In animals, proportion is not less essential than symmetry. It is indeed the second character of this kind of beauty. As this part of the subject has been perfectly well treated by Mr. Alison, I need only quote what he has said:—

“It is this expression of fitness which is, I apprehend, the source of the beauty of what is strictly and properly called proportion in the parts of the human form.

“We expect a different form, and a different conformation of limbs, in a running footman and a waterman, in a wrestler and a racing groom, in a shepherd and a sailor, &c.

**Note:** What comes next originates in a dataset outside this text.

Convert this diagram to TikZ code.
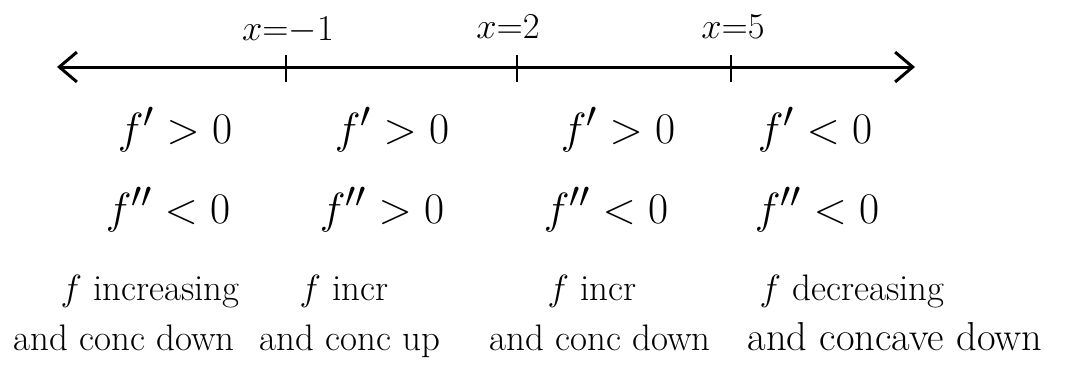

“They who are conversant in the productions of the fine arts, must have equally observed, that the forms and proportions of features, which the sculptor and the painter have given to their works, are very different, according to the nature of the character they represent, and the emotion they wish to excite. The form or proportions of the features of Jove are different from those of Hercules; those of Apollo, from those of Ganymede; those of the Fawn, from those of the Gladiator. In female beauty, the form and proportions in the features of Juno are very different from those of Venus; those of Minerva, from those of Diana; those of Niobe, from those of the Graces. All, however, are beautiful; because all are adapted with exquisite taste to the characters they wish the countenance to express.”

In “the Hercules and the Antinous, the Jupiter and the Apollo, we find that not only the proportions of the form, but those of every limb, are different; and that the pleasure we feel in these proportions arises from their exquisite fitness for the physical ends which the artists were consulting.

“The illustration, however, may be made still more precise; for, even in the same countenance, and in the same hour, the same form of feature may be beautiful or otherwise.”